Give the number of lines holding the string "matplotlib", and nothing else.

--- START ---

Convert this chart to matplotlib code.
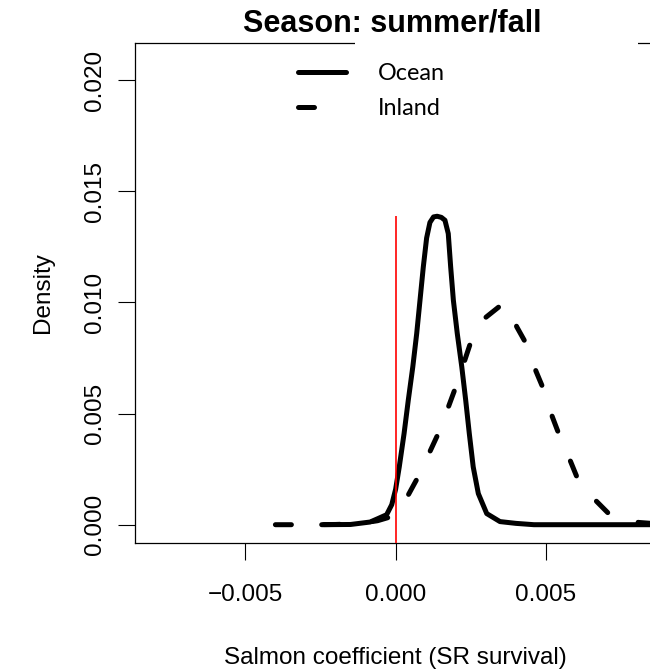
import numpy as np
import matplotlib
matplotlib.use("Agg")
import matplotlib.pyplot as plt
from matplotlib.patches import Rectangle

# density curves
ocean_x = [-0.00246, -0.0015, -0.00085, -0.00058, -0.0003, -0.00013, 0.0, 0.00012,
           0.00028, 0.00042, 0.00057, 0.0007, 0.00081, 0.00092, 0.00103, 0.00114,
           0.00126, 0.00138, 0.00152, 0.00164, 0.00175, 0.00183, 0.00192, 0.00205,
           0.0022, 0.00233, 0.00245, 0.00258, 0.00275, 0.00303, 0.00347, 0.004,
           0.0046, 0.0087]
ocean_y = [0.0, 0.00001, 0.00012, 0.00028, 0.00045, 0.0009, 0.0016, 0.0026,
           0.0041, 0.0056, 0.0071, 0.0086, 0.0101, 0.0116, 0.0129, 0.0136,
           0.01385, 0.01388, 0.01383, 0.0137, 0.0131, 0.0116, 0.0101, 0.0086,
           0.0071, 0.0056, 0.0041, 0.0026, 0.0014, 0.0005, 0.00014, 0.00006,
           0.0, 0.0]

inland_x = [-0.0040, -0.003, -0.002, -0.0012, -0.0006, -0.0002, 0.0, 0.00042,
            0.00075, 0.00114, 0.00142, 0.0017, 0.002, 0.00225, 0.00247, 0.00297,
            0.00347, 0.0037, 0.00403, 0.00436, 0.00467, 0.00493, 0.00521, 0.00544,
            0.00582, 0.00607, 0.00666, 0.00713, 0.0076, 0.0081, 0.0087]
inland_y = [0.0, 0.0, 0.00001, 0.00005, 0.00018, 0.00034, 0.00046, 0.00134,
            0.00216, 0.00329, 0.00411, 0.0051, 0.0062, 0.0072, 0.0081, 0.0093,
            0.00984, 0.0099, 0.0089, 0.0081, 0.0069, 0.00606, 0.00486, 0.00404,
            0.00284, 0.00201, 0.00108, 0.00044, 0.0002, 0.0001, 0.00004]

ref_x = 0.0
ref_top = 0.0139

xticks = [-0.005, 0.0, 0.005]
yticks = [0.0, 0.005, 0.010, 0.015, 0.020]

plt.rcParams["font.family"] = ["Liberation Sans", "DejaVu Sans"]

fig = plt.figure(figsize=(6.5, 6.71), dpi=100)
ax = fig.add_axes([135.3 / 650, 128.3 / 671, 520.7 / 650, 500 / 671])

ax.plot(ocean_x, ocean_y, color="black", lw=3.6, solid_capstyle="round",
        solid_joinstyle="round", label="Ocean")
ax.plot(inland_x, inland_y, color="black", lw=3.6, dashes=(3.2, 6.5),
        dash_capstyle="round", label="Inland")

ax.set_xlim(-0.00866, 0.00866)
ax.set_ylim(-0.00081, 0.02169)
ax.vlines(ref_x, -0.00081, ref_top, color="red", lw=1.2, zorder=3)

ax.set_xticks(xticks)
ax.set_xticklabels(["\u22120.005", "0.000", "0.005"])
ax.set_yticks(yticks)
ax.set_yticklabels(["%.3f" % v for v in yticks])
ax.tick_params(axis="both", length=12, width=0.8, labelsize=17.5, direction="out")
ax.tick_params(axis="x", pad=18)
ax.tick_params(axis="y", pad=9, labelrotation=90)
for lab in ax.get_yticklabels():
    lab.set_va("center")

for s in ax.spines.values():
    s.set_linewidth(0.9)

ax.set_xlabel("Salmon coefficient (SR survival)", fontsize=17.5, labelpad=29)
ax.set_ylabel("Density", fontsize=17.5, labelpad=22)
fig.text(392.7 / 650, 1 - 24 / 671, "Season: summer/fall", fontsize=22,
         fontweight="bold", ha="center", va="center")

# white patch where the legend was pasted over the top frame
fig.add_artist(Rectangle((355 / 650, 1 - 50 / 671), 283 / 650, 14 / 671,
                         transform=fig.transFigure, facecolor="white",
                         edgecolor="none", zorder=1))

handles, labels = ax.get_legend_handles_labels()
fig.legend(handles, labels, loc="upper left",
           bbox_to_anchor=(298 / 650, 1 - 63.5 / 671), frameon=False,
           prop={"family": "Lato", "size": 16.8}, handlelength=2.06,
           handletextpad=1.37, labelspacing=0.58, borderpad=0, borderaxespad=0)

fig.savefig("out.png", dpi=100)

--- END ---

**RESULT OF THE EXERCISE:** 5